Starting out from a wholistic end, we have obtained the following views of a linguistic complementarity, namely:

(I) as descriptional incompleteness: in no language can its interpretation process be completely described in the language itself,

(II) as a tension between describability and interpretability within a language;

(III) as degrees of partiality of self-reference (introspection) within a language: complete self-reference within a language is impossible;

(IV) as a principle of "non-detachability of language".

Starting out from a physical end, Finkelstein and Rössler have proposed an endo-exo-physical perspective. They consider Bohr's doctrine that there is no quantum universe but a partition separating a quantum part of the universe that is being determined, the endosystem, from the vaster part that is determining it, the exosystem. The idea is then (as I have understood) to extend the endosystem by certain relativistic schemes, thereby approaching a wholistic view (beginning to include phenomena of language?).

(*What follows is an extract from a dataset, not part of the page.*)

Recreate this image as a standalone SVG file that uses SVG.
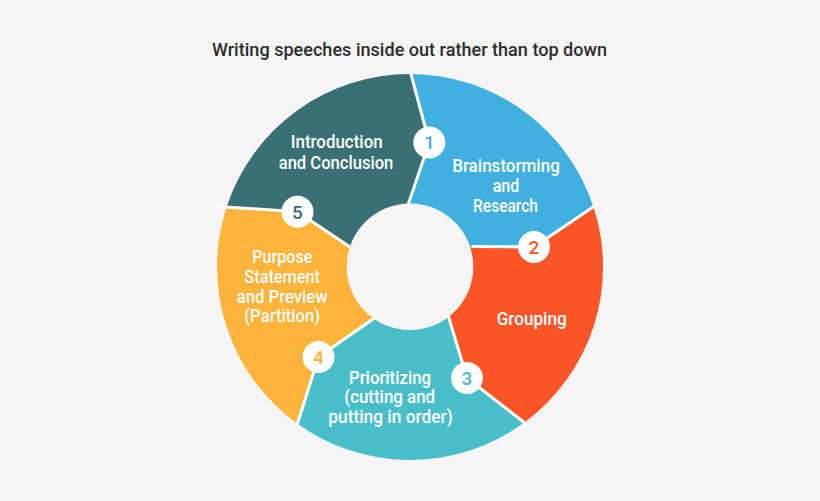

We have previously been able to relate the linguistic complementarity with Bohr's primary view of complementarity in quantum mechanics, namely as a tension between definability and observability. Now, the questions of if, and how, the endo-physical scheme can be compared with the views of the linguistic complementarity are considered in terms of a reducibility concept which allows reduction between complementaristically conceived entities.
An associated problem is whether information, in its full-fledged linguistic sense, can be reduced into a physical concept. To that end we suggest how information types are to be related with degrees of partiality of self-reference. We illuminate a recent question concerning algorithmic information theory and Gödel incompleteness.